Food Law News - EU - 2001
FSA Notice, 21 August 2001
LABELLING - New European Meat Definition for Labelling
A new Europe-wide definition of meat for food labelling purposes was agreed in Brussels last month. The definition will be implemented as an amendment to the Labelling Directive 2000/13/EC and will make the labelling of meat products more transparent for consumers. It standardises the declaration of meat ingredients in quantitative ingredient declarations (QUID), which requires the percentage of meat from each species to be given in the ingredients list on a pre-packed product.
A consultation was carried out in February amongst the main interested parties. Generally, there was support for the proposal especially from consumer groups who viewed the tightening of the definition of meat positively. There were some comments on the fat and connective tissue limits but the Commission's new definition represents the best compromise position.
The new definition will:
- restrict the generic term "meat" qualified with the species name (in English this covers the descriptions pork, beef, chicken etc.) to skeletal muscle with naturally included or adherent fatty and connective tissues.
- require other parts of the carcase such as liver, kidney etc to be labelled as such i.e. no generic term "offal" permitted.

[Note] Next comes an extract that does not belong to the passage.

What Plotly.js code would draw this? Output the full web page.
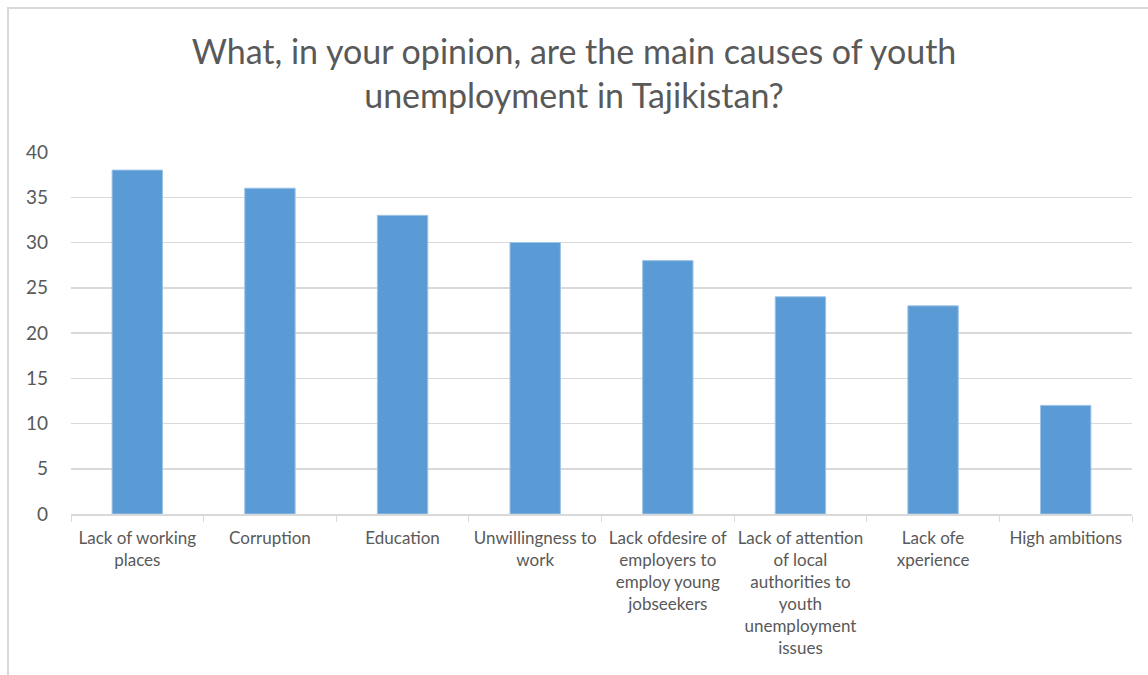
<!DOCTYPE html>
<html>
<head>
<meta charset="utf-8">
<script src="https://cdn.plot.ly/plotly-3.0.1.min.js"></script>
<style>
html,body{margin:0;padding:0;background:#fff;}
#frame{position:absolute;left:7px;top:7px;width:1160px;height:680px;border-left:2px solid #d9d9d9;border-top:2px solid #d9d9d9;}
#chart{position:absolute;left:0;top:0;width:1148px;height:675px;}
</style>
</head>
<body>
<div id="frame"></div>
<div id="chart"></div>
<script>
const categories = [
  "Lack of working places",
  "Corruption",
  "Education",
  "Unwillingness to work",
  "Lack ofdesire of employers to employ young jobseekers",
  "Lack of attention of local authorities to youth unemployment issues",
  "Lack ofe xperience",
  "High ambitions"
];
const tickLabels = [
  "Lack of working<br>places",
  "Corruption",
  "Education",
  "Unwillingness to<br>work",
  "Lack ofdesire of<br>employers to<br>employ young<br>jobseekers",
  "Lack of attention<br>of local<br>authorities to<br>youth<br>unemployment<br>issues",
  "Lack ofe<br>xperience",
  "High ambitions"
];
const values = [38, 36, 33, 30, 28, 24, 23, 12];
const yTicks = [0, 5, 10, 15, 20, 25, 30, 35, 40];

const fontFam = "Lato, 'Open Sans', sans-serif";
const trace = {
  type: "bar",
  x: categories,
  y: values,
  marker: {color: "#5B9BD5", line: {color: "#9DC3E6", width: 1}},
  hoverinfo: "x+y"
};
const layout = {
  width: 1148, height: 675,
  paper_bgcolor: "rgba(0,0,0,0)",
  plot_bgcolor: "rgba(0,0,0,0)",
  margin: {l: 71, r: 16, t: 152, b: 161},
  bargap: 0.62,
  showlegend: false,
  title: {
    text: "What, in your opinion, are the main causes of youth<br>unemployment in Tajikistan?",
    font: {family: fontFam, size: 34, color: "#595959"},
    x: 0.5, xanchor: "center",
    yref: "container", y: 0.905, yanchor: "middle"
  },
  xaxis: {
    type: "category",
    tickmode: "array",
    tickvals: categories,
    ticktext: tickLabels,
    tickson: "boundaries",
    ticks: "outside", ticklen: 6, tickcolor: "#d9d9d9", tickwidth: 1,
    showline: true, linecolor: "#d9d9d9", linewidth: 1.5,
    showgrid: false,
    tickangle: 0,
    ticklabelstandoff: 8,
    tickfont: {family: fontFam, size: 17, color: "#595959"}
  },
  yaxis: {
    range: [0, 40],
    tickmode: "array",
    tickvals: yTicks,
    ticktext: yTicks.map(String),
    showgrid: true, gridcolor: "#d9d9d9", gridwidth: 1.5,
    zeroline: false, showline: false,
    ticks: "", ticklabelstandoff: 22,
    tickfont: {family: fontFam, size: 19, color: "#595959"}
  }
};
Plotly.newPlot("chart", [trace], layout, {displayModeBar: false, staticPlot: true});
</script>
</body>
</html>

- introduce maximum numerical limits for associated fat and connective tissue. Three different sets of limits are applied depending on the species of the meat. Any fat or connective tissue, which exceeds these limits has to be labelled separately in the ingredients list.
- mechanically recovered meat (MRM), which already needs to be declared separately in the ingredients list, is not considered as meat for QUID purposes
EU Member States will have until 1 January 2003 to implement the new definition into their national law but any products manufactured before that date and which are labelled under the existing UK rules can continue to be sold until stocks run out.
The new definition is tighter than the existing one in the UK's Meat Products and Spreadable Fish Products Regulations 1984. These Regulations will be reviewed to take note of these technical changes and align them with the Labelling Directive and QUID provisions. However, the new definition is not aimed at changing current manufacturing practices only their labelling information. The Agency will carry out a full public consultation on the implementation of the agreed definition into national law which will involve a review of the continued use of reserved descriptions for "burgers", "sausages", etc., and their minimum meat content.